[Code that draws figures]

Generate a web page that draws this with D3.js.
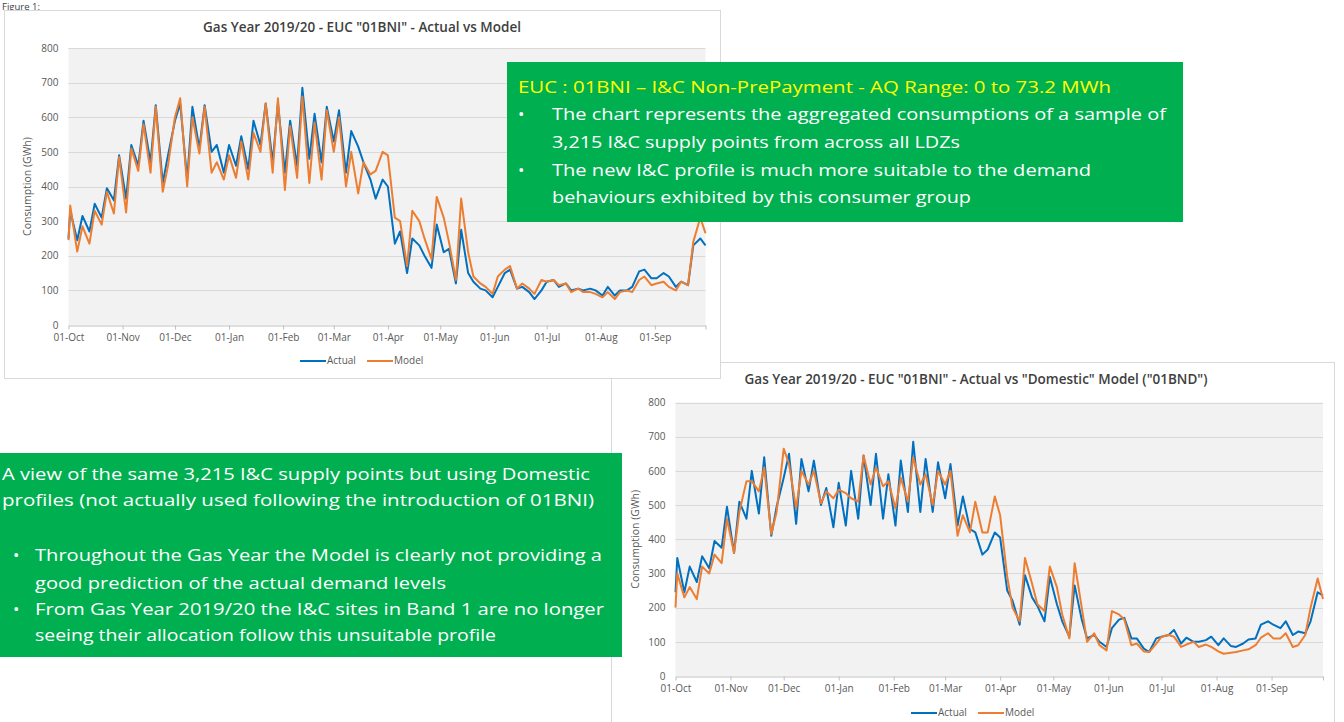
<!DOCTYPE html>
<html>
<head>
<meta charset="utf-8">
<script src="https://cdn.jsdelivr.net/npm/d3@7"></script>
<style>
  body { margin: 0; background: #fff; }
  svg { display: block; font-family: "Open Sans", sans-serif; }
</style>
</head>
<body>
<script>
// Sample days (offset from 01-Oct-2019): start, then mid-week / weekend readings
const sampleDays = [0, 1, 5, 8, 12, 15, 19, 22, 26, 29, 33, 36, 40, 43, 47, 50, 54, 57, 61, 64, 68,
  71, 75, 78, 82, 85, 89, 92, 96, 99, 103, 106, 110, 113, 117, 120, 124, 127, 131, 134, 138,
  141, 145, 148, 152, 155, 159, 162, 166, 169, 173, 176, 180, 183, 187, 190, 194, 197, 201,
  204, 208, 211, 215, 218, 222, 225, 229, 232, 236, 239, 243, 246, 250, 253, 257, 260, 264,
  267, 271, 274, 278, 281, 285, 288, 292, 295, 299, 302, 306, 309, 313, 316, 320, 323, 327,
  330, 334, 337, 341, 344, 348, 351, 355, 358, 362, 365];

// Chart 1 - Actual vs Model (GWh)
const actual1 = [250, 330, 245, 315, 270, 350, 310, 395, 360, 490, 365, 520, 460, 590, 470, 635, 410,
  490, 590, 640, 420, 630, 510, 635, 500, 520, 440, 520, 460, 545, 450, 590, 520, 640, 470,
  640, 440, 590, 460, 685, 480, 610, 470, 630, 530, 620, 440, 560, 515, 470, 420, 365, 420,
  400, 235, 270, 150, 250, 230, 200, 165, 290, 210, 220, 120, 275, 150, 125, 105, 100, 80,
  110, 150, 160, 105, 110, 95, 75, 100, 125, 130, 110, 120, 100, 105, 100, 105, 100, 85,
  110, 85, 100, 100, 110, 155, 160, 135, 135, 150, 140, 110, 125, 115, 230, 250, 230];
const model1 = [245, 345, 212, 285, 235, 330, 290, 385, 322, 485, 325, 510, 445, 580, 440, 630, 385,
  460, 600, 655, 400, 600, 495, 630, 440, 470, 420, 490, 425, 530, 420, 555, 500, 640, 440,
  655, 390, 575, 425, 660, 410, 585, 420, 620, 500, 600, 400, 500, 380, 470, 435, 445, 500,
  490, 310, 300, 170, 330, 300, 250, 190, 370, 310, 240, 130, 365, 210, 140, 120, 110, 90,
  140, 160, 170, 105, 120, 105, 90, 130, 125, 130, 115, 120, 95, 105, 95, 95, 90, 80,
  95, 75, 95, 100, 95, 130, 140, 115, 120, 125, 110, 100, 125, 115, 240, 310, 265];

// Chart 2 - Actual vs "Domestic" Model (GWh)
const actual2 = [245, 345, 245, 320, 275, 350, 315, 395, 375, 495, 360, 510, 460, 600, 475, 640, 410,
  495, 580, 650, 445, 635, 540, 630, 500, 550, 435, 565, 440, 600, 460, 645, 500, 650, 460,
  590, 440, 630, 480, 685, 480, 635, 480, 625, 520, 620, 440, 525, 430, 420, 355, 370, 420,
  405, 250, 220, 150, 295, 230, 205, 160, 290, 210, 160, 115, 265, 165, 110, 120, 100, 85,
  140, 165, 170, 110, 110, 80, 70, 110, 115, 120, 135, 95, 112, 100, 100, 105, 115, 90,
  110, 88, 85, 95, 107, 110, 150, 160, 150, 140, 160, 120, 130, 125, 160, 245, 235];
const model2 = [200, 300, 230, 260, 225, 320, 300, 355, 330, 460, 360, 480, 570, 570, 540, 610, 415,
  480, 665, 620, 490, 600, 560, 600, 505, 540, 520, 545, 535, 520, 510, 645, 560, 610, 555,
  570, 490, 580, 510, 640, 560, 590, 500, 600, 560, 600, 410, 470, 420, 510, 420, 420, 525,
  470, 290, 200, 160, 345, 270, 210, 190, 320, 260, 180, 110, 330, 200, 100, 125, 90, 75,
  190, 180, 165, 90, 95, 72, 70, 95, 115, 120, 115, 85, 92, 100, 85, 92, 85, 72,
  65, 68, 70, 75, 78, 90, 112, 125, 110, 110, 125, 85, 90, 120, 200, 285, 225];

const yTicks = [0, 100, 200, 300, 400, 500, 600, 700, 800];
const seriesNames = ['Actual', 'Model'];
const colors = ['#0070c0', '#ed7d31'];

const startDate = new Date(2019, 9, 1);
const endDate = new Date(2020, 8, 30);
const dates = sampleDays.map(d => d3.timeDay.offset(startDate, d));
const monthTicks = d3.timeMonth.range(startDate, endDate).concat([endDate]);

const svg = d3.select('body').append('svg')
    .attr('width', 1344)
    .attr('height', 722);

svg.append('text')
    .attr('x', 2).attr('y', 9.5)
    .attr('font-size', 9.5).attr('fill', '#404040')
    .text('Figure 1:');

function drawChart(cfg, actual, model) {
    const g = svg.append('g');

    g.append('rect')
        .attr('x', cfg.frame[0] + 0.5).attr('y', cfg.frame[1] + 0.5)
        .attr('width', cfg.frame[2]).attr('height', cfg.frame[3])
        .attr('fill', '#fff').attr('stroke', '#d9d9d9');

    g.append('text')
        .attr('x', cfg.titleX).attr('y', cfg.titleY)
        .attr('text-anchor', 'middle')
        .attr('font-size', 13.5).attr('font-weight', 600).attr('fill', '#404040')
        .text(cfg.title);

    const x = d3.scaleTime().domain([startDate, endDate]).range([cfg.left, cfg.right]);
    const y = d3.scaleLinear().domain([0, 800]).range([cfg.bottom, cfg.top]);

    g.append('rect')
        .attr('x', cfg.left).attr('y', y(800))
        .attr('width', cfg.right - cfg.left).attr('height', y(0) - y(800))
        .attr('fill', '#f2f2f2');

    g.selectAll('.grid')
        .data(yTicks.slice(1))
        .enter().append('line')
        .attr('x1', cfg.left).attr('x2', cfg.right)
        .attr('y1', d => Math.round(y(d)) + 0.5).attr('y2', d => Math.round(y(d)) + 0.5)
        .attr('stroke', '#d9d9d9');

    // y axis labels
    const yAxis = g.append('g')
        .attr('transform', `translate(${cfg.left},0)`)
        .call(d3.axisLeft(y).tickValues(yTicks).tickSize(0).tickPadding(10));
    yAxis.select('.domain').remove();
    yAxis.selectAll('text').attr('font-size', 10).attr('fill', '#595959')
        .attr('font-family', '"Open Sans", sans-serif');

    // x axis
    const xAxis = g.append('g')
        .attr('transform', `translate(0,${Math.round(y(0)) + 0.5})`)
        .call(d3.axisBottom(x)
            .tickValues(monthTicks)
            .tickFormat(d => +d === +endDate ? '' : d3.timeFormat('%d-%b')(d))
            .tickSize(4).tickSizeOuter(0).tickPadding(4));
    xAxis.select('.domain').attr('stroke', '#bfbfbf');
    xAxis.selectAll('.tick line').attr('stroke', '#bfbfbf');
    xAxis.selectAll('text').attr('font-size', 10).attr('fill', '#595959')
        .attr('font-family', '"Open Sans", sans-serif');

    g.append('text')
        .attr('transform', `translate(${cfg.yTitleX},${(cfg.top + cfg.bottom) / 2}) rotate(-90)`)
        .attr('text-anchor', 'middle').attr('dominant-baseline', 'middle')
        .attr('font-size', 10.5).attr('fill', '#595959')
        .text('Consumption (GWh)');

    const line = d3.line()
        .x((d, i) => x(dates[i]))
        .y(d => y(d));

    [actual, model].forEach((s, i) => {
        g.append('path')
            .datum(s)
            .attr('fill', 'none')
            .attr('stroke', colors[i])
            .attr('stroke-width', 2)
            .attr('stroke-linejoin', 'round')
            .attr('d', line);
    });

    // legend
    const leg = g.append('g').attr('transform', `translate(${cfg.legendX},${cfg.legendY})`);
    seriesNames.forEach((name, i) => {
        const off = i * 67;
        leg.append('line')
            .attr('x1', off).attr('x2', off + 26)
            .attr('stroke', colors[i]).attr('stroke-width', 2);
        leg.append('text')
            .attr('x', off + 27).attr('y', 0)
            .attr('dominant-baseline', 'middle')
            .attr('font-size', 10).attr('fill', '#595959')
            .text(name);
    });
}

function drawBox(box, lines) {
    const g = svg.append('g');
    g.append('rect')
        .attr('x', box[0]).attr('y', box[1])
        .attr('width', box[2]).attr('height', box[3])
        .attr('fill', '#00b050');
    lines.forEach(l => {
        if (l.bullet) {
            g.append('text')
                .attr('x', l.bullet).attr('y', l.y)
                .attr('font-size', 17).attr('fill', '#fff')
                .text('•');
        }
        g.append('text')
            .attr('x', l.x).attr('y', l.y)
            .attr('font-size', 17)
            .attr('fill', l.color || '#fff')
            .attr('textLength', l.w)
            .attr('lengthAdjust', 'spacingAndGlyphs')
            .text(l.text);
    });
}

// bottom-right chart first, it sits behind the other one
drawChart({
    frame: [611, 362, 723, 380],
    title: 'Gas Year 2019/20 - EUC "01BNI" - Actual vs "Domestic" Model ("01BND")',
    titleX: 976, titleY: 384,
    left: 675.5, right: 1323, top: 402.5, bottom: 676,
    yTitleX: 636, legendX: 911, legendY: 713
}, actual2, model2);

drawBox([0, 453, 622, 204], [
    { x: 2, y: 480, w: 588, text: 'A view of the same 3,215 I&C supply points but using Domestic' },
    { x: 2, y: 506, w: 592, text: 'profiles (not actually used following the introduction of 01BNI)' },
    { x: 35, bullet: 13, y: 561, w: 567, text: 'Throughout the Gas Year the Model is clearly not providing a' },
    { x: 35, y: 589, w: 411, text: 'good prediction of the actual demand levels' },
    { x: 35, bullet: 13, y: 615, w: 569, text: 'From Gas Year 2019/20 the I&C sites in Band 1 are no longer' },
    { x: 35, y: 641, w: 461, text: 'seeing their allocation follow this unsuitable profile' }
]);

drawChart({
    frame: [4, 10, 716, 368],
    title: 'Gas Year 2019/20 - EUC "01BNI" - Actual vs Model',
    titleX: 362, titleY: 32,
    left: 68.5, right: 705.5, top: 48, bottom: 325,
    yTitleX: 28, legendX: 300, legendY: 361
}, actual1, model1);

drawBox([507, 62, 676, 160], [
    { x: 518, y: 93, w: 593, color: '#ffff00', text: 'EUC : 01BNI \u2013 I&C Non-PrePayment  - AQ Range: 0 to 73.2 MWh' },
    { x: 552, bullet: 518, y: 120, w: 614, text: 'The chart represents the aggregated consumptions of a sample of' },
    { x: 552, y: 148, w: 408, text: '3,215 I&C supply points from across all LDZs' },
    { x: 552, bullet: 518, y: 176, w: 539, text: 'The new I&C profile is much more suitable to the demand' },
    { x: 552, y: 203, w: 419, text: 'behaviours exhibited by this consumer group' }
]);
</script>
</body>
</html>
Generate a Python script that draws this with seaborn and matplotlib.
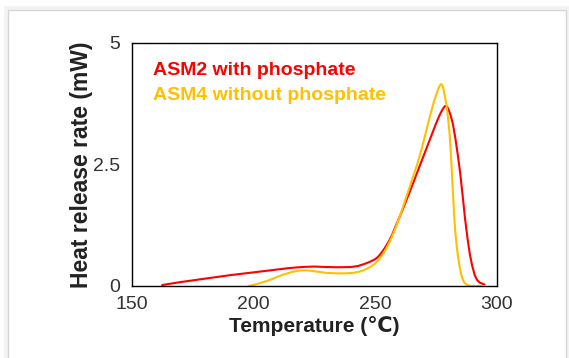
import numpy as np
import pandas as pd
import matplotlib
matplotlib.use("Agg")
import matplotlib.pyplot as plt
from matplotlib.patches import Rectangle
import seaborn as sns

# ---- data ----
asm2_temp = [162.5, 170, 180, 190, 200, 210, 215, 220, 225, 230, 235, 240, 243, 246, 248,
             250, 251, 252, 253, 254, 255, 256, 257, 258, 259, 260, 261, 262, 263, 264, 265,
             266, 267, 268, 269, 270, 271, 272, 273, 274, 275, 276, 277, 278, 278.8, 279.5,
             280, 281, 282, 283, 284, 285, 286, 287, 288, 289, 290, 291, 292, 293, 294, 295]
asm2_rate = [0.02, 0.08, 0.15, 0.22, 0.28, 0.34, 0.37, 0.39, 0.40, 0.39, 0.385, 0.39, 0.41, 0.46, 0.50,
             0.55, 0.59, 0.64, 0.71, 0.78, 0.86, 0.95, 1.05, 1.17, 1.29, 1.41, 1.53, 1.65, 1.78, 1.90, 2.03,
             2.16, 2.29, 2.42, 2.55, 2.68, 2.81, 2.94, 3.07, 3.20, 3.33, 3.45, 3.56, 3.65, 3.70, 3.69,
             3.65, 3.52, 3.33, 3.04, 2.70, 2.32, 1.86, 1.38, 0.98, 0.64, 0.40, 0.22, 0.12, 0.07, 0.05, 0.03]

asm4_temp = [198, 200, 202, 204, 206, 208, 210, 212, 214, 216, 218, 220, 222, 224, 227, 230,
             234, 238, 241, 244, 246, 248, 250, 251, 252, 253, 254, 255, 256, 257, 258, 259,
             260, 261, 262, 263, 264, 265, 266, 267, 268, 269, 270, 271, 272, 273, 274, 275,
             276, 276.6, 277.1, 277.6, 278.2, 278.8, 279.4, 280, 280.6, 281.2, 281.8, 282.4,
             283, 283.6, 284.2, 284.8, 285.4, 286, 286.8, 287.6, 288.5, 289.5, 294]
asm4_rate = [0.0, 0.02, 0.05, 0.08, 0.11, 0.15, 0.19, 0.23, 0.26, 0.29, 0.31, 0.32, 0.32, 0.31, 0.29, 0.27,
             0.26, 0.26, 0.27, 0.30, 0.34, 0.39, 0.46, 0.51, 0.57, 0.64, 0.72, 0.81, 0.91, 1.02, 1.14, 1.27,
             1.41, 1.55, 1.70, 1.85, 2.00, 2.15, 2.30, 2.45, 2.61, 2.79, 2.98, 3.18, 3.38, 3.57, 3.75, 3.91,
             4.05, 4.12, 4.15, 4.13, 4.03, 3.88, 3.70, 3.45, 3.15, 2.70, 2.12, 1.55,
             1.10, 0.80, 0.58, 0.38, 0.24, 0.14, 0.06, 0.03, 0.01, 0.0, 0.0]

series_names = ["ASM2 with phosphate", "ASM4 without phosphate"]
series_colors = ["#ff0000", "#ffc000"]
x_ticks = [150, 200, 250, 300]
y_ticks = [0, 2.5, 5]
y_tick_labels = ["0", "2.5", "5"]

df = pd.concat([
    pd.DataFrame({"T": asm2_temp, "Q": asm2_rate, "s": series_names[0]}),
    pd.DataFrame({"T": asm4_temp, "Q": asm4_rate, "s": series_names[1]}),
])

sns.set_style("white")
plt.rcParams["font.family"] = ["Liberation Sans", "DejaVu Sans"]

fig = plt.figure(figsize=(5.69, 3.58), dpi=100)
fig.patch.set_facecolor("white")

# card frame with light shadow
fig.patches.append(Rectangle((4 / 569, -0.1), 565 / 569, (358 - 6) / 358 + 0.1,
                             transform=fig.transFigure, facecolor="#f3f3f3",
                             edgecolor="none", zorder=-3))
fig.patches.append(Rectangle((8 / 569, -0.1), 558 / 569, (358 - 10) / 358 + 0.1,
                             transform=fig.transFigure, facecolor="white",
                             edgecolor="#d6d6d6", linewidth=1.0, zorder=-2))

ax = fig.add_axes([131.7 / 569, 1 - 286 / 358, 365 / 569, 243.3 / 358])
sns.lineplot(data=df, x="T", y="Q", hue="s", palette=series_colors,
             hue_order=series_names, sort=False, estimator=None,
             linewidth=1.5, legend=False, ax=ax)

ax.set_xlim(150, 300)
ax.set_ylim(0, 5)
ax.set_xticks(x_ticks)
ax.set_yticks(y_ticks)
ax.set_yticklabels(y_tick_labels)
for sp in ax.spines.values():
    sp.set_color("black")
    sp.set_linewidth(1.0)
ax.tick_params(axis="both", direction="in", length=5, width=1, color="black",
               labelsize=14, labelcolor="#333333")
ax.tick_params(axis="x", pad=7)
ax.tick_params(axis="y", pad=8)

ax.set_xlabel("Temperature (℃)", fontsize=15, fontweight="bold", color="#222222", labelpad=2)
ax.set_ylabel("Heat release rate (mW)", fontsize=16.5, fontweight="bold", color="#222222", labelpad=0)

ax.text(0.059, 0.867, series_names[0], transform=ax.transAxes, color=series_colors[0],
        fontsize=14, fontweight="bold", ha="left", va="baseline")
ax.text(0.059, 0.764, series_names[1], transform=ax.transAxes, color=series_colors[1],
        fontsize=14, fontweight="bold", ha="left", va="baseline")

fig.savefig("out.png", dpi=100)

▶ [GOAL]: Leaving out the pictures, extract the stretch from the line holding "Generate a Python" through the line holding "import seaborn as sns", word for word.

▶ [FINAL RESULT]:
Generate a Python script that draws this with seaborn and matplotlib.
import numpy as np
import pandas as pd
import matplotlib
matplotlib.use("Agg")
import matplotlib.pyplot as plt
from matplotlib.patches import Rectangle
import seaborn as sns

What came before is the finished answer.